# Mail ordering



## UncleHans (Jan 8, 2008)

Greetings Aus Canada!

Ich bin neu in this G scale train stuff and am trying to find who in Europe mail orders to Canada. I've been told that if you mail order directly from Europe it can save you a considerable amount of money. I'm particulary interested in the Marklin track (as I already posted), but where do I purchase these products?

Finally, I'm interested in purchasing a highly detailed high quality steam engine. Any suggestions who or what I should avoid, or what is reliable?

Thank you for your response.
They are greatly appreciated!

UncleHans


----------



## Spule 4 (Jan 2, 2008)

I just bought a LGB car out of Holland that I have been looking for over the past few years. Not much in "savings" due to shipping costs and the dealer's refusal to drop VAT, but it beat years more of lurking on eBay. 

I had $200 US in a single LGB 300mm car in the end....


----------



## krs (Feb 29, 2008)

Posted By Spule 4 on 01/06/2009 7:55 PM
I just bought a LGB car out of Holland that I have been looking for over the past few years. Not much in "savings" due to shipping costs and the dealer's refusal to drop VAT, but it beat years more of lurking on eBay. 

I had $200 US in a single LGB 300mm car in the end....


Interesting..........

I found that the Dutch LGB dealers and the ones from the Netherlands typically refuse to remove the VAT - for Canadians that means one essentially pays the sales taxes twice, once in Europe and once in Canada when the item comes through customs. 


The VAT in Europe is 19 to 20% typically - a nice extra bit of profit for the dealer who pockets it.


----------



## Spule 4 (Jan 2, 2008)

Posted By krs on 01/06/2009 9:26 PM
Posted By Spule 4 on 01/06/2009 7:55 PM
I just bought a LGB car out of Holland that I have been looking for over the past few years. Not much in "savings" due to shipping costs and the dealer's refusal to drop VAT, but it beat years more of lurking on eBay. 
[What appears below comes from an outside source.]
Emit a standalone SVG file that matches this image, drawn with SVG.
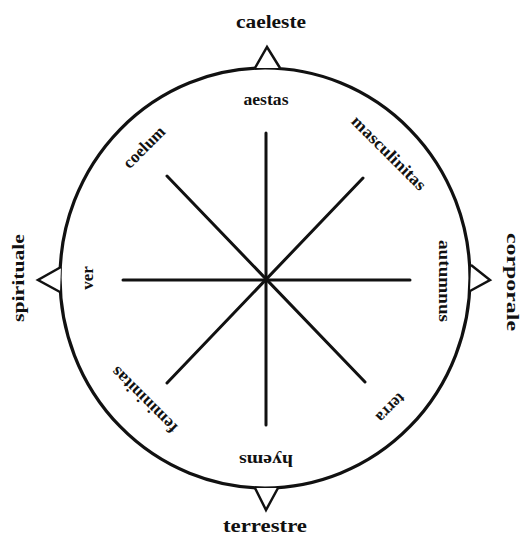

I had $200 US in a single LGB 300mm car in the end....


Interesting..........

I found that the Dutch LGB dealers and the ones from the Netherlands typically refuse to remove the VAT - for Canadians that means one essentially pays the sales taxes twice, once in Europe and once in Canada when the item comes through customs. 


The VAT in Europe is 19 to 20% typically - a nice extra bit of profit for the dealer who pockets it. 




Strange yes, as the Germans and some Brits will remove it. I also paid EUR 39 for shipping for a box at EUR 22,50. 

So yes, a nice profit of about $45 US on my deal alone.

Ongelooflijk!


----------



## Fritz (Jan 11, 2008)

Hi, 

one way to study the German or British market, is to get copies of magazines like GARTENBAHN, GARTENBAHN-PROFI or GARDEN RAILWAYS. 

You´ll find plenty of adresses. simply telephone and ask, which is in most cases faster than writing. For larger scales, Mr. Linden has got a good name for exports: http://www.champex-linden.de/ 

For Märklin I´d suggest http://www.menzels-lokschuppen.de/ 

Livesteam locos are in most case sold by the makers directly. But Lorenz Schug has a lot of experience with importing and exporting: 
http://www.mbv-schug.de/ 

Have Fun 

Fritz / Juergen


----------



## NavyTech (Aug 2, 2008)

Where in Canada are you. There is a model shop in your area that may be a distributor and may save you the shipping fee altogether. I know Maritime Hobby here in Halifax NS orders in LGB track and could ship to you.


----------



## Cougar Rock Rail (Jan 2, 2008)

Hello UncleHans, 

If you are looking for actual Marklin Gauge 1 track, I suggest you contact Walter at Eurorail hobbies in Langley B.C.--he is a large Marklin dealer and will (should) be able to get it for you cheaper than importing it yourself: 

http://www.eurorailhobbies.com/ 

If it is Marklin/LGB track you may want to wait until the existing network of dealers gets their agreements in place with Walthers, then contact one of the larger Canadian dealers like Art Knapps in Vancouver, or Ultimate Trains in Calgary. 

Good luck! 
Keith


----------



## Fritz (Jan 11, 2008)

Well Onkel Hans, 

Märklin runs its own online shop. http://www.maerklinshop.de/index.ph...&cnid=aab3238922bcc25a6f606eb525ffdc56&pgNr=7 

Make the dealers happy 

Have Fun 

Fritz / Juergen


----------



## LarryS (May 25, 2008)

Lokshop in Germany (http://www.modellbahn-markt.de/) has excellent prices, does not charge VAT to non-European customers, and ships to the US for as little as 29 euros for a 1 kg package. They, of course. also ship to Canada. 

In addition, they have everything or can get it. I use them even for spare parts which are almost impossible to get anywhere else.


----------